Why I’m Joining the Fight for Marriage Equality

If you are uncomfortable with gay marriage, I encourage you to pay attention to the landmark civil rights trial which began this week in California.

This week a landmark civil rights court case began in California. The federal trial Perry v. Schwarzenegger challenges the constitutionality of California’s Proposition 8 ban on gay marriage. Two couples argue that they have a constitutional right to marry, and that California’s law denies them due process and equal protection under the 14th Amendment, relegating them second-class citizens.

You may think, “San Francisco liberals at it again! Hijacking the courts, inventing new constitutional rights!” Stop there. The lead counsel in the case is George W. Bush’s Solicitor General, who successfully argued Bush v. Gore before the Supreme Court in one of his fifty-five performances before the nation’s highest judicial body. He is Theodore “Ted” Olsen, a founder of the Federalist Society, constitutional law expert, and one of the most respected conservatives in America.

Mr. Olsen thinks constitutionally guaranteed rights ought to transcend left vs. right, Democrat vs. Republican divides (he even recruited legal opponent David Boies as co-counsel). I agree with him. And as a proud Republican representing a younger generation of conservatives that cherish individual freedom, I am honored to join the American Equal Right’s Foundation’s Advisory Board.

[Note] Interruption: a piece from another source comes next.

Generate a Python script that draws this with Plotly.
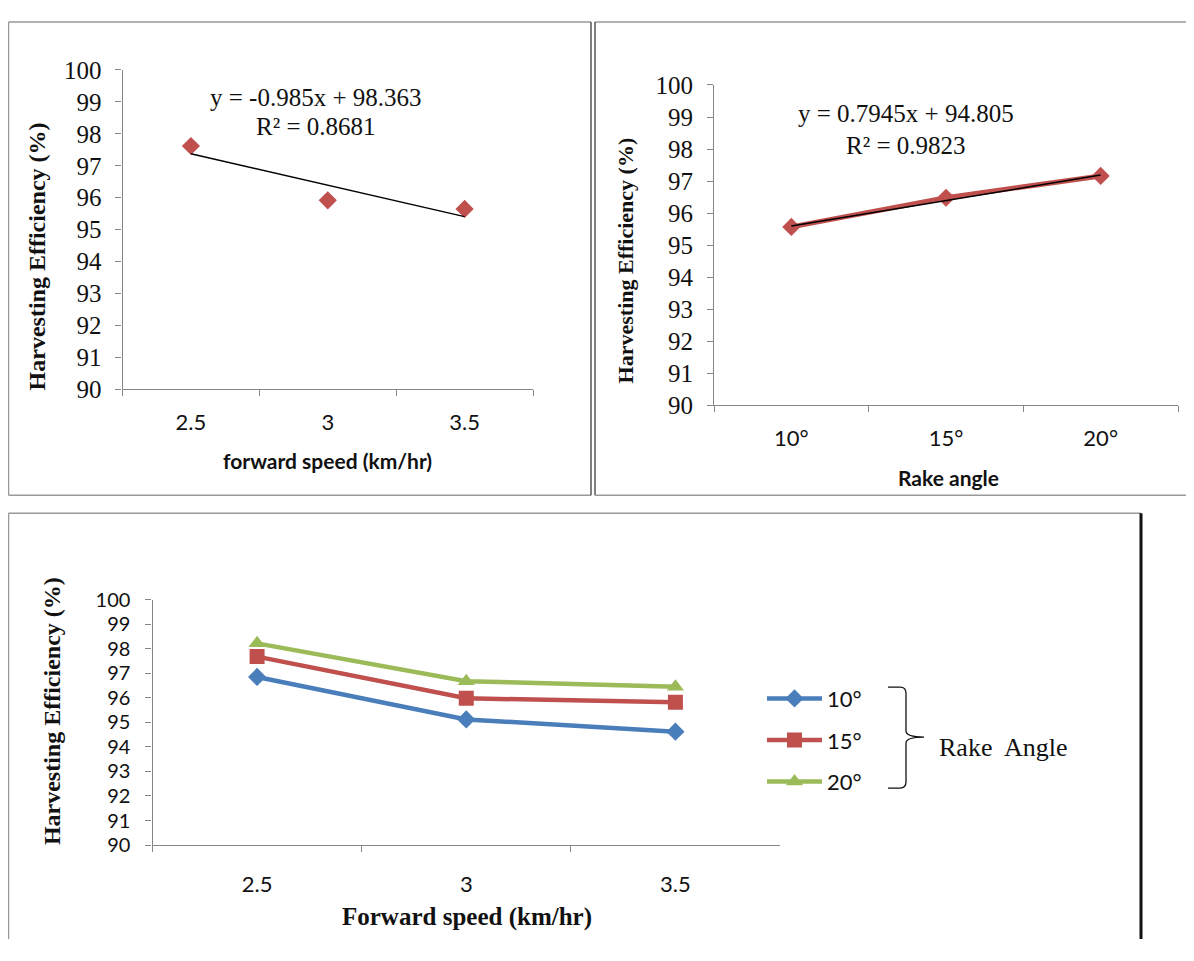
import plotly.graph_objects as go

# ---------------- data ----------------
speed_labels = ["2.5", "3", "3.5"]
eff_by_speed = [97.62, 95.92, 95.65]
trend_speed = [-0.985, 98.363]          # slope, intercept (x = 1..3)

rake_labels = ["10°", "15°", "20°"]
eff_by_rake = [95.57, 96.48, 97.16]
trend_rake = [0.7945, 94.805]

series_names = ["10°", "15°", "20°"]
eff_10 = [96.85, 95.12, 94.62]
eff_15 = [97.68, 95.98, 95.82]
eff_20 = [98.22, 96.68, 96.45]

y_ticks = list(range(90, 101))

# page body has an 8px margin; compensate so the picture lands where intended
OFF = 8
W, H = 1194 - 2 * OFF, 961 - 2 * OFF
def px(x): return (x - OFF) / W
def py(y):
    t = (y - 13.7) / 0.972
    return 1 - (t - OFF) / H

RED = "#C0504D"
BLUE = "#4A7EBB"
GREEN = "#9BBB59"
AXC = "#868686"
SERIF = "Liberation Serif"
SANS = "Lato"

fig = go.Figure()

# ---- top-left: efficiency vs forward speed ----
fig.add_trace(go.Scatter(x=speed_labels, y=eff_by_speed, mode="markers",
                         marker=dict(symbol="diamond", size=14, color=RED),
                         xaxis="x", yaxis="y", showlegend=False))
t1 = [trend_speed[0] * (i + 1) + trend_speed[1] for i in range(len(speed_labels))]
fig.add_trace(go.Scatter(x=speed_labels, y=t1, mode="lines",
                         line=dict(color="black", width=1.5),
                         xaxis="x", yaxis="y", showlegend=False))

# ---- top-right: efficiency vs rake angle ----
fig.add_trace(go.Scatter(x=rake_labels, y=eff_by_rake, mode="lines+markers",
                         line=dict(color=RED, width=5),
                         marker=dict(symbol="diamond", size=14, color=RED),
                         xaxis="x2", yaxis="y2", showlegend=False))
t2 = [trend_rake[0] * (i + 1) + trend_rake[1] for i in range(len(rake_labels))]
fig.add_trace(go.Scatter(x=rake_labels, y=t2, mode="lines",
                         line=dict(color="black", width=1.5),
                         xaxis="x2", yaxis="y2", showlegend=False))

# ---- bottom: three rake angles ----
for name, vals, col, sym, sz in [(series_names[0], eff_10, BLUE, "diamond", 14),
                                 (series_names[1], eff_15, RED, "square", 15),
                                 (series_names[2], eff_20, GREEN, "triangle-up", 15)]:
    fig.add_trace(go.Scatter(x=speed_labels, y=vals, mode="lines+markers", name=name,
                             line=dict(color=col, width=4.5),
                             marker=dict(symbol=sym, size=sz, color=col),
                             legendgroup=name,
                             xaxis="x3", yaxis="y3", showlegend=True))

def xax(domain, anchor, font, size, standoff):
    return dict(domain=domain, anchor=anchor, type="category", range=[-0.5, 2.5],
                showline=True, linecolor=AXC, linewidth=1.2,
                ticks="outside", tickson="boundaries", ticklen=6, tickcolor=AXC,
                showgrid=False, zeroline=False,
                tickfont=dict(family=font, size=size, color="#111"),
                ticklabelstandoff=standoff, fixedrange=True)

def yax(domain, anchor, font, size, standoff):
    return dict(domain=domain, anchor=anchor, range=[90, 100],
                tickvals=y_ticks, showline=True, linecolor=AXC, linewidth=1.2,
                ticks="outside", ticklen=6, tickcolor=AXC,
                showgrid=False, zeroline=False,
                tickfont=dict(family=font, size=size, color="#111"),
                ticklabelstandoff=standoff, fixedrange=True)

fig.update_layout(
    width=W, height=H,
    margin=dict(l=0, r=0, t=0, b=0),
    paper_bgcolor="white", plot_bgcolor="white",
    xaxis=xax([px(122.5), px(533)], "y", SANS, 22, 13),
    yaxis=yax([py(390), py(70.5)], "x", SERIF, 25, 9),
    xaxis2=xax([px(714), px(1178)], "y2", SANS, 22, 13),
    yaxis2=yax([py(406), py(85.5)], "x2", SERIF, 25, 9),
    xaxis3=xax([px(152.5), px(780)], "y3", SANS, 22, 19),
    yaxis3=yax([py(846), py(600.5)], "x3", SANS, 20, 11),
    legend=dict(x=px(762), y=py(741), xanchor="left", yanchor="middle",
                font=dict(family=SANS, size=22, color="#111"),
                bgcolor="rgba(0,0,0,0)", itemwidth=55, tracegroupgap=10),
    showlegend=True,
)

ann = []
def A(text, x, y, family, size, bold=False, angle=0, xanchor="center"):
    ann.append(dict(text=("<b>%s</b>" % text) if bold else text, x=px(x), y=py(y),
                    xref="paper", yref="paper", showarrow=False, textangle=angle,
                    xanchor=xanchor, yanchor="middle",
                    font=dict(family=family, size=size, color="#111")))

A("Harvesting Efficiency (%)", 37, 257, SERIF, 24, bold=True, angle=-90)
A("forward speed (km/hr)", 327, 461, SANS, 21, bold=True)
A("y = -0.985x + 98.363", 316, 98, SERIF, 25)
A("R² = 0.8681", 316, 127, SERIF, 25)

A("Harvesting Efficiency (%)", 625, 261, SERIF, 22, bold=True, angle=-90)
A("Rake angle", 948, 478, SANS, 21, bold=True)
A("y = 0.7945x + 94.805", 906, 114, SERIF, 25)
A("R² = 0.9823", 906, 146, SERIF, 25)

A("Harvesting Efficiency (%)", 52, 712, SERIF, 24, bold=True, angle=-90)
A("Forward speed (km/hr)", 467, 918, SERIF, 25, bold=True)
A("Rake  Angle", 937, 748, SERIF, 26, xanchor="left")
fig.update_layout(annotations=ann)

shapes = []
def L(x0, y0, x1, y1, color="#999999", width=1.5, yref="paper"):
    shapes.append(dict(type="line", xref="paper", yref="paper",
                       x0=px(x0), y0=y0, x1=px(x1), y1=y1,
                       line=dict(color=color, width=width)))

TOP = 0.999     # top of the picture
BOT = 0.0       # bottom of the picture
# panel borders
L(8.5, TOP, 591, TOP); L(8.5, TOP, 8.5, py(496)); L(8.5, py(496), 591, py(496))
L(591, TOP, 591, py(496), "#555555", 1.5)
L(595, TOP, 1186, TOP); L(595, TOP, 595, py(496), "#555555", 1.5); L(595, py(496), 1186, py(496))
L(8.5, py(514), 1141, py(514)); L(8.5, py(514), 8.5, BOT); L(1141, py(514), 1141, BOT, "#111111", 3)

# brace next to legend
shapes.append(dict(type="path", xref="paper", yref="paper",
                   path="M {a},{b} L {c},{b} Q {d},{b} {d},{e} L {d},{f} Q {d},{g} {h},{g} "
                        "Q {d},{g} {d},{i} L {d},{j} Q {d},{k} {c},{k} L {a},{k}".format(
                            a=px(888), b=py(688), c=px(900), d=px(906), e=py(694),
                            f=py(732), g=py(738), h=px(924), i=py(744), j=py(783),
                            k=py(789)),
                   line=dict(color="#111111", width=1.3)))
fig.update_layout(shapes=shapes)

fig.write_html("out.html")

I encourage everyone, but especially Republicans, to consider Mr. Olsen’s arguments on the merits, both in his opening statement and throughout the trial’s ensuing three weeks. The plaintiff’s counsel seeks to convince Judge Vaughn R. Walker that the Supreme Court has already decided in Loving v. Virginia, Turner v. Safely, and in Lawrence v. Texas among others, that the right to marry is a fundamental right currently denied to an entire class of American citizens. This is unconstitutional.

We Republicans have often found ourselves on the wrong side of civil rights struggles since the 1960s, but there was a reason that Martin Luther King, Jr.’s father is said to have supported Republicans.